To Joy (Swedish: Till glädje) is a 1950, 9th Film by Bergman and mainly explores the complicated human relationship especially in marriage coupled with the destructiveness of marriage….
The leading and not a very particularly likeable character is a mediocre violinist and has an incredibly inflated view of his abilities - actually quite unpleasant, self-centered, self-involved, pessimistic, disgusting and neurotic, like most of Bergman's films………. It's when the character starts to communicate that the trouble really begins to brew.

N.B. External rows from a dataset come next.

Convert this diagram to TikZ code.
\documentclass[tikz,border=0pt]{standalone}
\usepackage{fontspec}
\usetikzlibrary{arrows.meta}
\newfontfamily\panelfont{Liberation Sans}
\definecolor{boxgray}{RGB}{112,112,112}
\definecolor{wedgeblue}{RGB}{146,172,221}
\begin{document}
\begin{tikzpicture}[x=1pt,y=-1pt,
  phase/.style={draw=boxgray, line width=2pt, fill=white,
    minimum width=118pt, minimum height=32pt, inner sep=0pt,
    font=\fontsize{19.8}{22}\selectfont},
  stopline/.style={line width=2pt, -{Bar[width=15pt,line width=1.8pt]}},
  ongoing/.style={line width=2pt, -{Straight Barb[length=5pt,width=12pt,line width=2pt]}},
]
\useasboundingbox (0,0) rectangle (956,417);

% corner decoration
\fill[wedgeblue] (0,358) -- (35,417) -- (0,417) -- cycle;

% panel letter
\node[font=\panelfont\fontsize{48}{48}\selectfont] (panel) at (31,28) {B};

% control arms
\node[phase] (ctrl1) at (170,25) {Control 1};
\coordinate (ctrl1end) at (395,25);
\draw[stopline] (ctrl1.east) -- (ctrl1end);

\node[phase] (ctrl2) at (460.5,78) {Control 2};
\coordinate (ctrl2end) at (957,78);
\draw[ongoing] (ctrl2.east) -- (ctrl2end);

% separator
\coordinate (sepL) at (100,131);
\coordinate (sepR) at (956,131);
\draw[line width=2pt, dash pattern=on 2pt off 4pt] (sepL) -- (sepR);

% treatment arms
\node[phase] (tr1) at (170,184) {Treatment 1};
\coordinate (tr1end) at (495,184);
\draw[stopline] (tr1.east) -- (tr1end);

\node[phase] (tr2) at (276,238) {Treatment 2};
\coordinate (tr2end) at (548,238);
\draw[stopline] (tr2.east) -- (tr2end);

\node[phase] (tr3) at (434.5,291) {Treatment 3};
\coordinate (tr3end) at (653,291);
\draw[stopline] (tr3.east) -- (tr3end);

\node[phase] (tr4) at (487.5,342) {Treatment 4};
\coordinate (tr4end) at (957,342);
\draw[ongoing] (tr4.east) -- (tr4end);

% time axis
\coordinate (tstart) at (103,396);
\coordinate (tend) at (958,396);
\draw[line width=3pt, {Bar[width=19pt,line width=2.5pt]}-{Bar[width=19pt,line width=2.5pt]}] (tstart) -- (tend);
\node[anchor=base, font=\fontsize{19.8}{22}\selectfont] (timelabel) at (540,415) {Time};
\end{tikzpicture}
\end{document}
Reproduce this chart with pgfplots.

Drunken outbursts, insecurity, hysterical (and in the verge of insanity) protagonist, irritable, silly, crazy and stupid character, the protagonist opines that marriage is both time consuming and nerve-racking, how he hates children and does not want them, questions if the world is good enough to come to and that he would prefer extinction, that even after marriage he feels he is all alone and wants to be left alone, lots of word diarrhea
Somewhere one of the Bergman’s character mentions that there is so much indifference, laxity and misery in body and mind. In the end one doesn’t believe in anything. One thinks that’s how it is. That’s the whole meaning. There has to be a meaning. If there isn’t then one has to make one up. Otherwise one can’t live. Existential crisis.
One can see the influence of Johan August Strindberg, a contemporary of Henrik Ibsen, on Ingmar Bergman.
Classical music was used quite abundantly. Bergman tried to show what happens (while rehearsing) if one plays his own tune in an orchestra - Nothing by chaos surfaces. And when the conductor takes over – music emerges.
The film starts with:
Beethoven’s Symphony 9 in D Minor, Op 125, “Choral” : IV. Presto - Allegro assai - Choral Finale/
In Between :
Egmont, by Beethoven – overture to the tragedy, Op. 84 - pieces for the 1787 play of the same name by Johann Wolfgang von Goethe/
The Bartered Bride (overture) by the Czech composer Bedřich Smetana/
Mozart’s Flute Quartet in A major, K.298/
Felix Mendelssohn's Violin Concerto in E minor, Op. 64, I Allegro molto appassionato/
Mendelssohn's Violin Concerto in E Minor, Op. 64, II Andante (C major)/
Mendelssohn's Violin Concerto in E Minor, Op. 64, III Allegretto non troppo – Allegro molto vivace (E major)/
Mozart’s The Symphony No. 25 in G minor, K. 183, III Menuetto & Trio/
Beethoven’s Symphony No 1 in C Major, Op 21, IV Finale, Adagio – Allegro molto e vivace/ E
And ends again with a repeat of:
Beethoven’s Symphony 9 in D Minor, Op 125, “Choral” : IV. Presto - Allegro assai - Choral Finale.
By the way one would wonder how one of the characters (the conductor) got his thoughts and images across audience, while the leading actor was in a flashback mode?